If you have done your homework, have a reasonable return expectation, and a 2-3 year perspective, the risk-reward ratio at the moment is extremely favorable. Forget about trying to catch the bottom, because markets will always anticipate a recovery in the economy," says Madhusudhan Kela of Reliance Capital
"You will either get good news or you will get good prices," says Madhusudhan Kela, Chief Investment Strategist with Reliance Capital, on why investors should take advantage of the current bearishness in the market to accumulate stocks.
In a free-wheeling chat with moneycontrol.com, Kela advised investors against trying to time the market, and instead focus on companies with good balance sheets to ride the next bull wave.
"I think the market looks good; if the news is so bad, then the prices have to be attractive," says Kela who formerly headed the equity division at Reliance Mutual Fund. But there is a rider: Investors have to take a two-year view at the very least, there is no quick gains to be made in the short run.
The benchmark 30-share Sensex is down 13% over the last year, and is now trading at roughly 13 times one-year forward earning, compared to its historical average of 15-16 times. Yet there have been phases when the forward earning multiple had shrunk to as low as 10 times.
So what makes Kela so bullish when the economy is going through one of its worst crisis in two decades, and companies are grappling with high interest costs and a weak rupee?
"I think most, if not all, companies have learnt their lessons well from the mistakes of 2008 when they let their ambitions get the better of them.

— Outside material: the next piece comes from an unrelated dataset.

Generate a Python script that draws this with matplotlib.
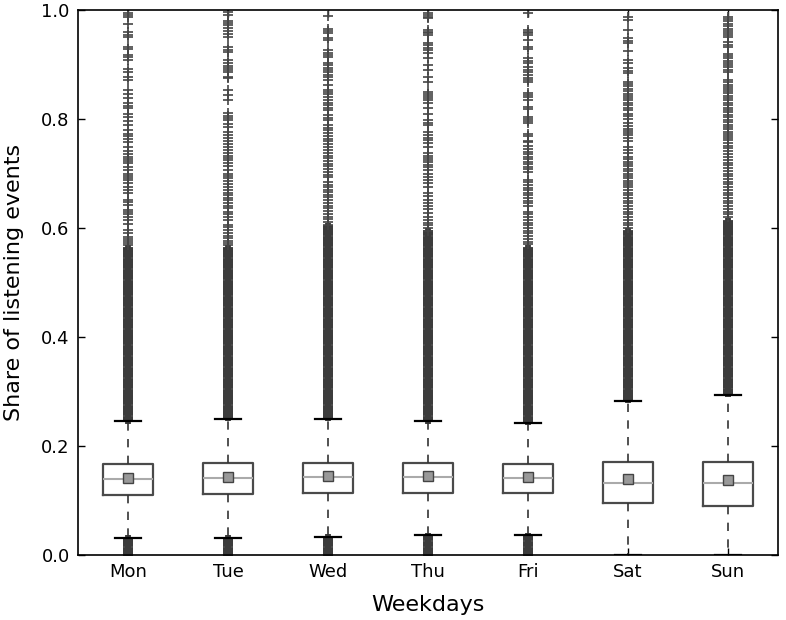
import numpy as np
import matplotlib
matplotlib.use('Agg')
import matplotlib.pyplot as plt

plt.rcParams['font.family'] = ['DejaVu Sans']
plt.rcParams['lines.scale_dashes'] = False

days = ['Mon', 'Tue', 'Wed', 'Thu', 'Fri', 'Sat', 'Sun']
q1 = [0.110, 0.112, 0.114, 0.114, 0.114, 0.095, 0.090]
q3 = [0.167, 0.169, 0.169, 0.169, 0.167, 0.170, 0.171]
medians = [0.139, 0.141, 0.143, 0.143, 0.141, 0.133, 0.133]
means = [0.141, 0.143, 0.145, 0.145, 0.143, 0.139, 0.138]
whisker_lo = [0.031, 0.031, 0.033, 0.036, 0.037, 0.0, 0.0]
whisker_hi = [0.246, 0.250, 0.250, 0.246, 0.242, 0.283, 0.294]

# sparse outliers (individually visible)
fliers_mon = [0.995, 0.991, 0.987, 0.974, 0.960, 0.954, 0.951, 0.933, 0.928, 0.917, 0.913, 0.908,
              0.891, 0.887, 0.877, 0.872, 0.853, 0.845, 0.838, 0.829, 0.823, 0.820, 0.810, 0.804,
              0.797, 0.789, 0.780, 0.772, 0.768, 0.763, 0.757, 0.749, 0.742, 0.736, 0.731, 0.727,
              0.723, 0.719, 0.712, 0.706, 0.700, 0.696, 0.692, 0.688, 0.682, 0.676, 0.670, 0.664,
              0.651, 0.647, 0.642, 0.633, 0.629, 0.625, 0.621, 0.615, 0.608, 0.596, 0.590, 0.584,
              0.580, 0.576, 0.572, 0.568]
fliers_tue = [0.996, 0.991, 0.980, 0.976, 0.972, 0.967, 0.962, 0.956, 0.950, 0.932, 0.927, 0.923,
              0.908, 0.903, 0.898, 0.893, 0.889, 0.886, 0.877, 0.875, 0.853, 0.844, 0.835, 0.811,
              0.806, 0.802, 0.798, 0.790, 0.785, 0.776, 0.771, 0.766, 0.760, 0.755, 0.749, 0.743,
              0.738, 0.733, 0.729, 0.725, 0.719, 0.713, 0.706, 0.700, 0.696, 0.691, 0.686, 0.680,
              0.675, 0.670, 0.665, 0.660, 0.655, 0.651, 0.646, 0.641, 0.637, 0.630, 0.625, 0.620,
              0.615, 0.606, 0.601, 0.596, 0.591, 0.586, 0.581, 0.577, 0.573, 0.569]
fliers_wed = [0.989, 0.965, 0.961, 0.958, 0.948, 0.945, 0.927, 0.922, 0.918, 0.914, 0.903, 0.899,
              0.894, 0.890, 0.886, 0.881, 0.877, 0.872, 0.862, 0.853, 0.849, 0.845, 0.840, 0.835,
              0.830, 0.826, 0.821, 0.817, 0.807, 0.802, 0.798, 0.789, 0.784, 0.779, 0.774, 0.769,
              0.764, 0.759, 0.754, 0.749, 0.743, 0.738, 0.733, 0.728, 0.723, 0.718, 0.713, 0.708,
              0.703, 0.698, 0.694, 0.684, 0.679, 0.675, 0.670, 0.666, 0.660, 0.656, 0.651, 0.646,
              0.641, 0.636, 0.631, 0.626, 0.621, 0.616, 0.611, 0.606]
fliers_thu = [0.994, 0.991, 0.988, 0.985, 0.963, 0.960, 0.957, 0.954, 0.939, 0.935, 0.931, 0.927,
              0.921, 0.912, 0.899, 0.890, 0.877, 0.868, 0.850, 0.846, 0.843, 0.839, 0.835, 0.829,
              0.820, 0.810, 0.798, 0.793, 0.789, 0.776, 0.771, 0.766, 0.761, 0.756, 0.749, 0.738,
              0.733, 0.729, 0.725, 0.721, 0.716, 0.712, 0.706, 0.700, 0.694, 0.688, 0.682, 0.675,
              0.664, 0.658, 0.651, 0.646, 0.640, 0.634, 0.627, 0.620, 0.615, 0.610, 0.605, 0.600,
              0.595]
fliers_fri = [0.994, 0.963, 0.960, 0.957, 0.954, 0.945, 0.932, 0.928, 0.912, 0.907, 0.903, 0.895,
              0.890, 0.886, 0.880, 0.876, 0.872, 0.868, 0.848, 0.844, 0.840, 0.835, 0.822, 0.818,
              0.804, 0.800, 0.796, 0.792, 0.772, 0.768, 0.760, 0.757, 0.750, 0.745, 0.740, 0.736,
              0.731, 0.727, 0.722, 0.717, 0.712, 0.708, 0.703, 0.688, 0.684, 0.679, 0.674, 0.669,
              0.664, 0.660, 0.655, 0.650, 0.645, 0.640, 0.630, 0.625, 0.620, 0.615, 0.610, 0.605,
              0.600, 0.595, 0.590, 0.585, 0.580, 0.575, 0.570]
fliers_sat = [0.987, 0.982, 0.963, 0.948, 0.944, 0.939, 0.925, 0.908, 0.903, 0.893, 0.888, 0.884,
              0.868, 0.864, 0.860, 0.855, 0.851, 0.846, 0.842, 0.838, 0.834, 0.829, 0.825, 0.821,
              0.817, 0.810, 0.805, 0.800, 0.792, 0.787, 0.782, 0.778, 0.774, 0.770, 0.765, 0.760,
              0.749, 0.744, 0.738, 0.730, 0.726, 0.722, 0.717, 0.713, 0.709, 0.704, 0.700, 0.696,
              0.691, 0.687, 0.683, 0.679, 0.675, 0.670, 0.665, 0.660, 0.655, 0.650, 0.646, 0.640,
              0.635, 0.630, 0.625, 0.620, 0.615, 0.610, 0.605, 0.600]
fliers_sun = [0.987, 0.983, 0.979, 0.975, 0.970, 0.966, 0.962, 0.958, 0.954, 0.950, 0.941, 0.936,
              0.932, 0.920, 0.915, 0.912, 0.907, 0.903, 0.899, 0.895, 0.890, 0.886, 0.872, 0.868,
              0.863, 0.859, 0.855, 0.851, 0.847, 0.843, 0.839, 0.835, 0.829, 0.825, 0.821, 0.816,
              0.812, 0.808, 0.804, 0.798, 0.794, 0.789, 0.785, 0.781, 0.777, 0.773, 0.769, 0.765,
              0.761, 0.756, 0.751, 0.746, 0.741, 0.735, 0.730, 0.725, 0.720, 0.715, 0.710, 0.705,
              0.700, 0.695, 0.690, 0.685, 0.680, 0.675, 0.670, 0.665, 0.660, 0.655, 0.650, 0.645,
              0.640, 0.635, 0.630, 0.625, 0.620]

# densely packed outliers (solid-looking bands)
dense_mon = [0.000, 0.010, 0.020, 0.027,
             0.25, 0.26, 0.27, 0.28, 0.29, 0.30, 0.31, 0.32, 0.33, 0.34, 0.35, 0.36, 0.37, 0.38,
             0.39, 0.40, 0.41, 0.42, 0.43, 0.44, 0.45, 0.46, 0.47, 0.48, 0.49, 0.50, 0.51, 0.52,
             0.53, 0.54, 0.55, 0.56]
dense_tue = [0.000, 0.010, 0.020, 0.027,
             0.255, 0.26, 0.27, 0.28, 0.29, 0.30, 0.31, 0.32, 0.33, 0.34, 0.35, 0.36, 0.37, 0.38,
             0.39, 0.40, 0.41, 0.42, 0.43, 0.44, 0.45, 0.46, 0.47, 0.48, 0.49, 0.50, 0.51, 0.52,
             0.53, 0.54, 0.55, 0.56]
dense_wed = [0.000, 0.010, 0.020, 0.029,
             0.255, 0.26, 0.27, 0.28, 0.29, 0.30, 0.31, 0.32, 0.33, 0.34, 0.35, 0.36, 0.37, 0.38,
             0.39, 0.40, 0.41, 0.42, 0.43, 0.44, 0.45, 0.46, 0.47, 0.48, 0.49, 0.50, 0.51, 0.52,
             0.53, 0.54, 0.55, 0.56, 0.57, 0.58, 0.59, 0.60]
dense_thu = [0.000, 0.010, 0.020, 0.031,
             0.25, 0.26, 0.27, 0.28, 0.29, 0.30, 0.31, 0.32, 0.33, 0.34, 0.35, 0.36, 0.37, 0.38,
             0.39, 0.40, 0.41, 0.42, 0.43, 0.44, 0.45, 0.46, 0.47, 0.48, 0.49, 0.50, 0.51, 0.52,
             0.53, 0.54, 0.55, 0.56, 0.57, 0.58, 0.59]
dense_fri = [0.000, 0.010, 0.020, 0.032,
             0.247, 0.25, 0.26, 0.27, 0.28, 0.29, 0.30, 0.31, 0.32, 0.33, 0.34, 0.35, 0.36, 0.37,
             0.38, 0.39, 0.40, 0.41, 0.42, 0.43, 0.44, 0.45, 0.46, 0.47, 0.48, 0.49, 0.50, 0.51,
             0.52, 0.53, 0.54, 0.55, 0.56]
dense_sat = [0.288, 0.29, 0.30, 0.31, 0.32, 0.33, 0.34, 0.35, 0.36, 0.37, 0.38, 0.39, 0.40, 0.41,
             0.42, 0.43, 0.44, 0.45, 0.46, 0.47, 0.48, 0.49, 0.50, 0.51, 0.52, 0.53, 0.54, 0.55,
             0.56, 0.57, 0.58, 0.59]
dense_sun = [0.299, 0.30, 0.31, 0.32, 0.33, 0.34, 0.35, 0.36, 0.37, 0.38, 0.39, 0.40, 0.41, 0.42,
             0.43, 0.44, 0.45, 0.46, 0.47, 0.48, 0.49, 0.50, 0.51, 0.52, 0.53, 0.54, 0.55, 0.56,
             0.57, 0.58, 0.59, 0.60, 0.61]

sparse_all = [fliers_mon, fliers_tue, fliers_wed, fliers_thu, fliers_fri, fliers_sat, fliers_sun]
dense_all = [dense_mon, dense_tue, dense_wed, dense_thu, dense_fri, dense_sat, dense_sun]

fig = plt.figure(figsize=(7.86, 6.2), dpi=100)
ax = fig.add_axes([78 / 786, 1 - 555 / 620, 700 / 786, 545 / 620])

positions = np.arange(1, len(days) + 1)
stats = []
for i, d in enumerate(days):
    stats.append(dict(label=d, med=medians[i], q1=q1[i], q3=q3[i],
                      whislo=whisker_lo[i], whishi=whisker_hi[i],
                      mean=means[i], fliers=np.array(sparse_all[i])))

flier_color = '#3c3c3c'

# dense outlier bands
for i, vals in enumerate(dense_all):
    ax.plot(np.full(len(vals), positions[i]), vals, ls='none', marker='+',
            markersize=7, markeredgewidth=4.2, color=flier_color, zorder=2)

ax.bxp(stats, positions=positions, widths=0.5, capwidths=0.26,
       showmeans=True, showfliers=True, patch_artist=False,
       boxprops=dict(color='#4a4a4a', linewidth=1.6),
       medianprops=dict(color='#aaaaaa', linewidth=1.5),
       meanprops=dict(marker='s', markerfacecolor='#999999', markeredgecolor='#444444',
                      markersize=7.5, markeredgewidth=1.0),
       whiskerprops=dict(color='#333333', linestyle=(0, (6, 6)), linewidth=1.2),
       capprops=dict(color='black', linewidth=1.6),
       flierprops=dict(marker='+', markeredgecolor='#454545', markersize=7,
                       markeredgewidth=1.2))

ax.set_xlim(0.5, 7.5)
ax.set_ylim(0.0, 1.0)
ax.set_yticks([0.0, 0.2, 0.4, 0.6, 0.8, 1.0])
ax.set_xticks(positions)
ax.set_xticklabels(days)
ax.tick_params(direction='in', top=True, right=True, length=5, width=1,
               labelsize=13, pad=6)
for s in ax.spines.values():
    s.set_linewidth(1.2)

ax.set_xlabel('Weekdays', fontsize=16, labelpad=10)
ax.set_ylabel('Share of listening events', fontsize=16, labelpad=12)

fig.savefig('out.png', dpi=100)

Aggression was the buzzword then; now everybody is talking about consolidation," says Kela.
"Companies are getting out of non-core areas, selling assets, cutting costs and focusing on their business models," says Kela referring to stake/asset sales by companies like Pantaloon Retail, Suzlon and many property developers. This, he says, will improve profitability over the next year or two.
Kela is betting on the three events boosting sentiment in the coming months: policy action by the government, falling crude prices and softening interest rates in India.
"History shows that the government responds with strong measures whenever a crisis has reached a point of blow-out. We saw that in 1991, and we could see similar response now," says Kela.
GDP grew at a nine-year low of 5.3% in the March quarter, and economists estimates for FY13 range between 6.0-6.5% even as the government feels the figure could be closer to 7%.
The steep slide in the rupee, high import bill and drying up of capital flows are pressuring the country's dollar reserves and India now has reserves to pay for little over seven months of imports, the lowest level in 12 years.
Kela feels that currency could act as a catalyst for repairing the widening current account deficit, referring to the decline in gold imports. "Had the rupee not depreciated, gold should have been at Rs 24,000 and not at Rs 30000 (per 10 grams). And that is making a difference to demand," says Kela, adding that the weak rupee would also improve the competitiveness of many Indian exporters and attract more dollars into the country.
Kela's optimism on exports is in marked contrast to former Commerce Secretary Rahul Khullar’s grim projection of export growth halving this financial year.
Kela is bullish on financial services as one of his main assumption for a recovery in the economy and the stock market is interest rates falling.
"When interest rates fall, rate sensitive companies will the first one to benefit. I am bullish on financial services followed by capital goods and infrastructure companies," says Kela.
But he does not expect a secular bull run in these sectors like was the case during the boom in 2007-08.
"In 2000, you had over 400 IT companies with nothing much to differentiate one from the other. Today, you can't recall more than 10 companies, and only five of them are the really serious players. Same will be the case in most sectors going forward," says Kela.
The ongoing slowdown has led to a sharp drop in capacity expansion, and when things start looking up, there will not be enough capacity, he says. This combined with balance sheet clean-up and cost cutting, will improve profitability and Return on Equity (RoE) over the next 18-24 months.
"A handful of companies, be it capital goods, infra or any other, will make disproportionate profits compared to the rest, and the winners will be all about strong and clean balance sheets," says Kela.
He is bearish on consumption plays like fast moving consumer goods. "Valuations as high as 40-50 times forward earnings in some cases are unsustainable. Rising inflation will at some point hurt demand, and investors will start questioning valuations. Already, prices of many FMCG stocks have corrected over the last week or 10 days; at least the uptrend appears to have stalled for now.
This is an important technical indicator that money is ready to move out into other sectors promising better returns," says Kela.
This is the money manager's advice to investors who are undecided on whether or not to invest in equities in present market conditions.
"If you have done your homework, have a reasonable return expectation, and a 2-3 year perspective, the risk-reward ratio at the moment is extremely favorable. Forget about trying to catch the bottom, because markets will always anticipate a recovery in the economy."
Kela admits there are downside risks to his assumptions. "There could be a catastrophe in the Eurozone, and/or the government may continue to be indecisive," Kela says.